Le véritable trait d’union de son œuvre, c’est l’esprit lyonnais qu’il capte méticuleusement en prêtant une oreille attentive aux conversations échangées dans un tramevet, un bouchon, lors d’une partie de boules, ou tout simplement en se bambanant sur le boulevard de la Croix-Rousse et
qu’il consigne, en philosophe qu’il est, dans les almanachs ou les bulletins sous forme de maximes réunies sous ce titre de « Choses de dire et de faire ». Il s’en sert également pour illustrer en 1927 une conférence donnée en parler lyonnais et intitulée : l’Esprit de chez nous. Et de l’esprit lyonnais, voilà ce qu’il dit :
« Nous connaître à fond est quelque peu difficile, rapport à ce que nous ne nous ouvrons guère qu’à ceux auxquels nous avons donné toute notre confiance et que notre confiance, nous en sommes encore plus ménagés que de nos écus et ce n’est pas peu dire !

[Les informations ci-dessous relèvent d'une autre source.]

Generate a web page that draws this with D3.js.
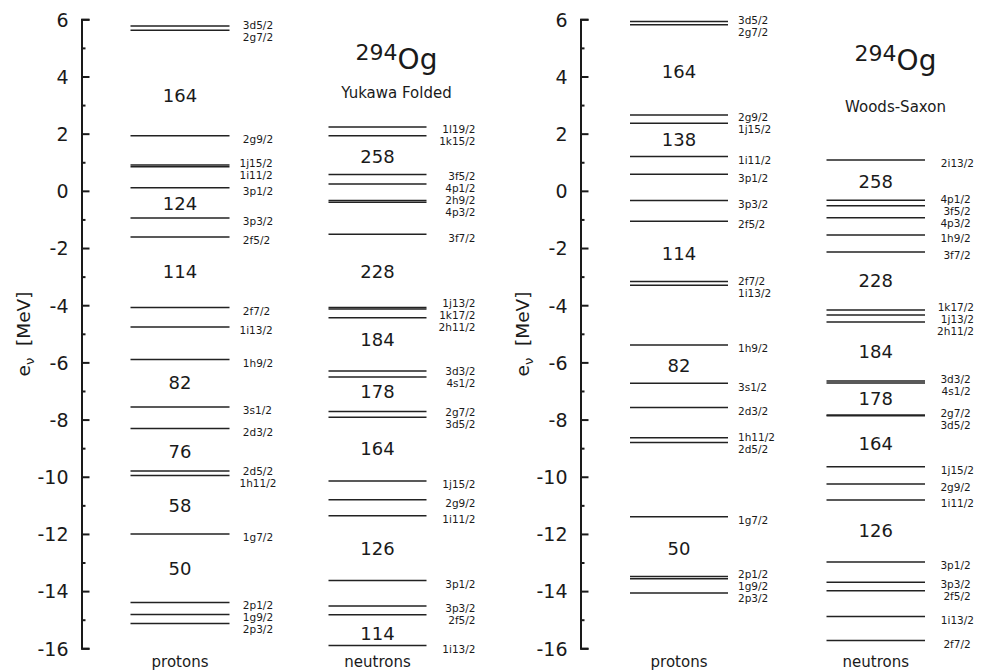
<!DOCTYPE html>
<html>
<head>
<meta charset="utf-8">
<script src="https://cdn.jsdelivr.net/npm/d3@7"></script>
<style>
  html, body { margin: 0; padding: 0; background: #fff; }
  svg { display: block; font-family: "DejaVu Sans", sans-serif; }
</style>
</head>
<body>
<svg id="chart" width="988" height="670"></svg>
<script>
// ---------------- DATA ----------------
const nucleus = { mass: "294", symbol: "Og" };
const models = ["Yukawa Folded", "Woods-Saxon"];
const columnTitles = ["protons", "neutrons"];
const yTicksMajor = [-16, -14, -12, -10, -8, -6, -4, -2, 0, 2, 4, 6];
const yTicksMinor = [-15, -13, -11, -9, -7, -5, -3, -1, 1, 3, 5];

// Yukawa Folded – protons
const protonNamesYF = ["3d5/2","2g7/2","2g9/2","1j15/2","1i11/2","3p1/2","3p3/2","2f5/2","2f7/2","1i13/2","1h9/2","3s1/2","2d3/2","2d5/2","1h11/2","1g7/2","2p1/2","1g9/2","2p3/2"];
const protonEnergyYF = [5.77,5.62,1.93,0.90,0.84,0.11,-0.95,-1.61,-4.08,-4.76,-5.90,-7.56,-8.31,-9.80,-9.96,-12.0,-14.40,-14.82,-15.13];
const protonMagicYF = [164,124,114,82,76,58,50];
const protonMagicEnergyYF = [3.35,-0.43,-2.83,-6.71,-9.12,-11.0,-13.2];

// Yukawa Folded – neutrons
const neutronNamesYF = ["1l19/2","1k15/2","3f5/2","4p1/2","2h9/2","4p3/2","3f7/2","1j13/2","1k17/2","2h11/2","3d3/2","4s1/2","2g7/2","3d5/2","1j15/2","2g9/2","1i11/2","3p1/2","3p3/2","2f5/2","1i13/2"];
const neutronEnergyYF = [2.23,1.93,0.57,0.24,-0.34,-0.40,-1.52,-4.08,-4.13,-4.44,-6.30,-6.51,-7.72,-7.92,-10.15,-10.80,-11.36,-13.63,-14.52,-14.83,-15.90];
const neutronMagicYF = [258,228,184,178,164,126,114];
const neutronMagicEnergyYF = [1.20,-2.83,-5.21,-7.02,-9.0,-12.5,-15.49];

// Woods-Saxon – protons
const protonNamesWS = ["3d5/2","2g7/2","2g9/2","1j15/2","1i11/2","3p1/2","3p3/2","2f5/2","2f7/2","1i13/2","1h9/2","3s1/2","2d3/2","1h11/2","2d5/2","1g7/2","2p1/2","1g9/2","2p3/2"];
const protonEnergyWS = [5.92,5.81,2.65,2.36,1.20,0.58,-0.34,-1.06,-3.17,-3.30,-5.39,-6.73,-7.58,-8.64,-8.80,-11.40,-13.49,-13.57,-14.07];
const protonMagicWS = [164,138,114,82,50];
const protonMagicEnergyWS = [4.17,1.78,-2.18,-6.11,-12.52];

// Woods-Saxon – neutrons
const neutronNamesWS = ["2i13/2","4p1/2","3f5/2","4p3/2","1h9/2","3f7/2","1k17/2","1j13/2","2h11/2","3d3/2","4s1/2","2g7/2","3d5/2","1j15/2","2g9/2","1i11/2","3p1/2","3p3/2","2f5/2","1i13/2","2f7/2"];
const neutronEnergyWS = [1.08,-0.33,-0.52,-0.94,-1.54,-2.14,-4.17,-4.34,-4.59,-6.65,-6.72,-7.84,-7.87,-9.65,-10.25,-10.81,-12.98,-13.69,-13.99,-14.89,-15.73];
const neutronMagicWS = [258,228,184,178,164,126];
const neutronMagicEnergyWS = [0.32,-3.12,-5.62,-7.28,-8.83,-11.89];

// ---------------- LAYOUT ----------------
const svg = d3.select("#chart");
const y = d3.scaleLinear().domain([-16, 6]).range([648.3, 19.3]);
const ink = "#1a1a1a";

const panels = [
  { ox: 81.5, model: models[0], subY: 93, titleY: 69,
    cols: [
      { names: protonNamesYF, energy: protonEnergyYF, magic: protonMagicYF, magicE: protonMagicEnergyYF,
        x0: 49, w: 99, lx: 158, anchor: "start", pad: "start" },
      { names: neutronNamesYF, energy: neutronEnergyYF, magic: neutronMagicYF, magicE: neutronMagicEnergyYF,
        x0: 247, w: 98, lx: 394, anchor: "end", pad: "none" }
    ] },
  { ox: 580.5, model: models[1], subY: 107, titleY: 70,
    cols: [
      { names: protonNamesWS, energy: protonEnergyWS, magic: protonMagicWS, magicE: protonMagicEnergyWS,
        x0: 49.5, w: 98, lx: 157.5, anchor: "start", pad: "none" },
      { names: neutronNamesWS, energy: neutronEnergyWS, magic: neutronMagicWS, magicE: neutronMagicEnergyWS,
        x0: 246, w: 98.5, lx: 393.5, anchor: "end", pad: "end" }
    ] }
];

// spread labels so they don't overlap
function spread(targets, gap) {
  const idx = targets.map((t, i) => i).sort((a, b) => targets[a] - targets[b]);
  let clusters = idx.map(i => ({ items: [i], sum: targets[i] }));
  const start = c => c.sum / c.items.length - (c.items.length - 1) * gap / 2;
  let changed = true;
  while (changed) {
    changed = false;
    for (let k = 1; k < clusters.length; k++) {
      const a = clusters[k - 1], b = clusters[k];
      if (start(a) + a.items.length * gap > start(b) + 1e-6) {
        a.items = a.items.concat(b.items);
        a.sum += b.sum;
        clusters.splice(k, 1);
        changed = true;
        break;
      }
    }
  }
  const out = new Array(targets.length);
  clusters.forEach(c => {
    const s = start(c);
    c.items.forEach((i, j) => out[i] = s + j * gap);
  });
  return out;
}

panels.forEach(p => {
  const g = svg.append("g").attr("transform", `translate(${p.ox},0)`);

  // axis
  const axis = d3.axisLeft(y).tickValues(yTicksMajor).tickSizeInner(-8).tickSizeOuter(-8).tickPadding(13)
    .tickFormat(d => String(d));
  const ag = g.append("g").call(axis);
  ag.select(".domain").attr("stroke", ink).attr("stroke-width", 2);
  ag.selectAll(".tick line").attr("stroke", ink).attr("stroke-width", 2);
  ag.selectAll(".tick text").attr("fill", ink).attr("font-size", 19)
    .attr("font-family", "DejaVu Sans, sans-serif").attr("dy", "0.36em");
  const mg = g.append("g").call(d3.axisLeft(y).tickValues(yTicksMinor).tickSize(-4).tickFormat(""));
  mg.select(".domain").remove();
  mg.selectAll(".tick line").attr("stroke", ink).attr("stroke-width", 2);

  // y label
  const yl = g.append("text")
    .attr("transform", `translate(-52,334) rotate(-90)`)
    .attr("text-anchor", "middle").attr("font-size", 18.5).attr("fill", ink)
    .style("white-space", "pre");
  yl.append("tspan").text("e");
  yl.append("tspan").attr("font-size", 13).attr("dy", 4).text("ν");
  yl.append("tspan").attr("dy", -4).text("  [MeV]");

  // title
  const t = g.append("text").attr("x", 315).attr("y", p.titleY).attr("text-anchor", "middle").attr("fill", ink);
  t.append("tspan").attr("font-size", 22).attr("dy", -9).text(nucleus.mass);
  t.append("tspan").attr("font-size", 28).attr("dy", 9).text(nucleus.symbol);
  g.append("text").attr("x", 315).attr("y", p.subY).attr("dy", "0.35em").attr("text-anchor", "middle")
    .attr("font-size", 15).attr("fill", ink).text(p.model);

  p.cols.forEach((c, ci) => {
    const cx = c.x0 + c.w / 2;
    // levels
    g.append("g").selectAll("line").data(c.energy).join("line")
      .attr("x1", c.x0).attr("x2", c.x0 + c.w)
      .attr("y1", d => y(d)).attr("y2", d => y(d))
      .attr("stroke", "#222").attr("stroke-width", 1.5);
    // labels
    const ly = spread(c.energy.map(e => y(e) + 3.5), 12);
    g.append("g").selectAll("text").data(c.names).join("text")
      .attr("x", c.lx).attr("y", (d, i) => ly[i]).attr("dy", "0.36em")
      .attr("text-anchor", c.anchor).attr("font-size", 10.5).attr("fill", ink)
      .style("white-space", "pre")
      .text(d => c.pad === "start" ? d.padStart(6) : c.pad === "end" ? d.padEnd(6) : d);
    // magic numbers
    g.append("g").selectAll("text").data(c.magic).join("text")
      .attr("x", cx).attr("y", (d, i) => y(c.magicE[i])).attr("dy", "0.36em")
      .attr("text-anchor", "middle").attr("font-size", 18).attr("fill", ink)
      .text(d => d);
    // column title
    g.append("text").attr("x", cx).attr("y", 662).attr("dy", "0.35em")
      .attr("text-anchor", "middle").attr("font-size", 15).attr("fill", ink).text(columnTitles[ci]);
  });
});
</script>
</body>
</html>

Le vrai de vrai est que notre esprit local, notre mentalité particulière à nous, lyonnais, n’ont jamais été sérieusement profondément étudiés, sauf peut-être, par quelques écrivains réellement de chez nous.
Quant aux autres, l’esprit lyonnais que dit l’un, c’est un mélange de mysti-cisme et de réalisme. C’est, que dit l’autre, un composé de la chaude imagination des méridionaux et de froid raisonnement de l’homme du nord.
Je crois bien que tout cela n’est que de la godelle, de la simple littérature autrement dit, et je suis de plus en plus persuadé que dans l’esprit des gones de chez nous, des vrais gones, il entre surtout du bon sens, du vrai bon sens, de ce gros bon sens dont, s’il venait à disparaître du reste de la terre, il nous en resterait assez à nous, Lyonnais, pour en pouvoir distribuer quelques béatilles à tout un chacun des autres.
A ce gros bon sens joignez une ironie narquoise, un peu d’esprit frondeur et une pointe de poésie bien particulière, d’une émotivité simple, naturelle, familiale.
Notre gros bon sens natif, ressort surtout dans ces manières de proverbes ou de dictons qui, si joliment, émaillent à l’accoutumée la conversation des gones de Lyon. Tenez voici en guise d’exemple, un bon conseil que pas n’importe qui, quel qu’il soit, regrettera jamais d’avoir suivi :
Ecoute voir un peu gone, t’as deux yeux, deux oreilles et qu’une bouche, pas vrai ! À donc c’est qu’il faut parler à cha peu et voir et entendre à regonfle. Et le pur Lyonnais ajoute : et autrement la bouche, c’est souvent fait pour manger et pour boire, bien sûr !
Je dois avouer, sans aucune honte que la question du boire et du manger tient une place dans nos proverbes et nos dictons. Oh ! Ce n’est point que le Lyonnais soit paresseux ou rechigne à la besogne ! Non, il le dit lui
-même :
C’est pas d’arregarder son métier et de bouliguer autour qu’avance la besogne, c’est d’y faire !
Le Lyonnais est profondément philosophe et ne s’émeut pas facilement, car ainsi qu’il le proclame lui-même : Il faut prendre le temps comme il vient, le monde comme ils sont et l’argent pour ce qu’elle vaut.
Il est économe et pense que si l’argent est plate, c’est pour qu’on l’empile, et il conseille volontiers : Mange pas tout ce que tu gagnes, tant que tu gagnes, pour avoir de quoi manger quand tu ne gagneras plus.
Ainsi vous le voyez, le Lyonnais prend le mot argent au féminin, sans doute pour lui témoigner plus de déférence. Mais s’il s’incline devant la puissance et la richesse, du moins garde-t-il toute liberté tant qu’à ceux qui la possèdent et il dit :
Si t’as des argents, garde les bien, mais t’en crois pas pour ! »
Chers sociétaires,comme vous avez pu en juger par vous-même, Émile Leroudier incarne à lui seul la plaisante sagesse lyonnaise et notre démarche d’éditer ces « Choses de dire et de faire » en un ouvrage au format de votre poche était tout à fait légitime. Au fil de ses 64 pages, vous les partagerez avec toutes les fenottes et tous les gones près de chez vous, sans oublier les ceusses que sont pas de chez nous, « Car tout le monde peuvent pas être de Lyon. Il en faut bien d’un peu partout. ».